Almond at Bacardi says: “While white rum is still the largest rum category in grocery, spiced rum is our strongest performer overall, with total sales up by 17.9% and a total market share of 39% [Nielsen, year to April 2018]. White rum has a total market share of 35% in comparison. As such, spiced rum is a key driver of both performance and growth, largely driven by new, younger shoppers. It has been responsible for recruiting new consumers, especially a younger audience, by offering something interesting, exciting and fun.”
The UK rum category is diverse and vibrant, blessed with a wide range of big brands, craft rums and own-label offerings, and the growth looks set to continue as innovation ramps up. “Innovation is fundamental for the growth of any category, and naturally important for the expansion of the premium rum segment,” says Almond. “Several years ago, retailers and pubs would have a limited choice of rum to offer, whereas today, consumers are spoiled for choice.

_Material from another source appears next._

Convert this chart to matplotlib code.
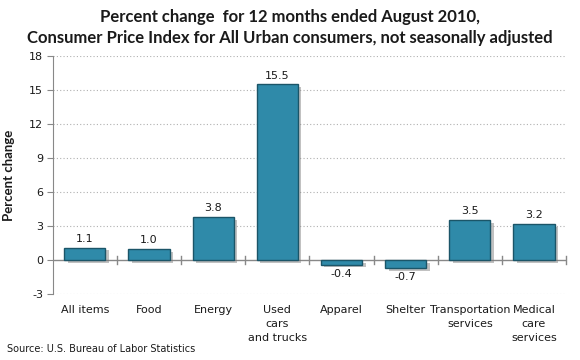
import matplotlib
matplotlib.use("Agg")
import matplotlib.pyplot as plt
import matplotlib.patheffects as pe

categories = ["All items", "Food", "Energy", "Used\ncars\nand trucks", "Apparel",
              "Shelter", "Transportation\nservices", "Medical\ncare\nservices"]
values = [1.1, 1.0, 3.8, 15.5, -0.4, -0.7, 3.5, 3.2]
yticks = [-3, 0, 3, 6, 9, 12, 15, 18]

BAR = "#2f8aa9"
EDGE = "#1b5568"
TXT = "#1a1a1a"

fig = plt.figure(figsize=(5.8, 3.6), dpi=100)
ax = fig.add_axes([0.091, 0.183, 0.885, 0.661])

x = list(range(len(categories)))
bars = ax.bar(x, values, width=0.64, color=BAR, edgecolor=EDGE, linewidth=1.0, zorder=3)
for b in bars:
    b.set_path_effects([pe.SimplePatchShadow(offset=(2.5, -2), shadow_rgbFace="#777777", alpha=0.45),
                        pe.Normal()])

for xi, v in zip(x, values):
    if v >= 0:
        ax.text(xi, v + 0.35, f"{v:.1f}", ha="center", va="bottom", fontsize=8, color=TXT)
    else:
        ax.text(xi, v - 0.35, f"{v:.1f}", ha="center", va="top", fontsize=8, color=TXT)

ax.set_xlim(-0.5, len(categories) - 0.5)
ax.set_ylim(-3, 18)
ax.set_yticks(yticks)
ax.set_yticklabels([str(t) for t in yticks], fontsize=8, color=TXT)
for t in yticks:
    if t != 0:
        ax.axhline(t, color="#b0b0b0", lw=0.8, ls=(0, (1, 2)), zorder=1)

# category axis drawn at zero with ticks between categories
ax.axhline(0, color="#888888", lw=1.0, zorder=2)
for k in range(1, len(categories) + 1):
    ax.plot([k - 0.5, k - 0.5], [-0.35, 0.35], color="#888888", lw=1.0, zorder=2, clip_on=False)

ax.set_xticks(x)
ax.set_xticklabels(categories, fontsize=8, color=TXT, linespacing=1.5)
ax.tick_params(axis="x", length=0, pad=8)
ax.tick_params(axis="y", length=4, color="#888888", direction="out", pad=3)

for s in ["top", "right", "bottom"]:
    ax.spines[s].set_visible(False)
ax.spines["left"].set_color("#888888")

ax.set_ylabel("Percent change", fontsize=9.5, fontweight="bold", color=TXT, labelpad=10,
              family="Lato")

fig.text(0.5, 0.975, "Percent change  for 12 months ended August 2010,\n"
         "Consumer Price Index for All Urban consumers, not seasonally adjusted",
         ha="center", va="top", fontsize=12, fontweight="bold", color=TXT,
         family="Lato", linespacing=1.4)
fig.text(0.012, 0.022, "Source: U.S. Bureau of Labor Statistics", fontsize=7, color=TXT)

fig.savefig("out.png", dpi=100)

“Big brands have the responsibility of driving the ever-evolving trend of premium rum, giving the category that extra push that is still needed to break through on a much bigger scale. That said, all parties need to keep innovation front of mind, including smaller craft brands. Innovation doesn’t necessarily need to stop at new product development – it includes educating consumers about new and fresh ways to enjoy premium rum, the unique styles of rum-making, and interesting ways of telling a brand’s story.
“Educating consumers about premium rum is massively important, and every player involved needs to play their part in doing so. It’s not only about talking to our existing rum enthusiasts, but reaching out to people who might not have considered drinking rum in the past.
“The education process allows us to define what premium rum is and how it’s made, explaining the ageing, blending, fermentation and distillation processes. Communicating with our existing and prospective consumers really allows us to elaborate on the craftsmanship that goes into creating premium rum, ultimately helping premiumise the category even further.”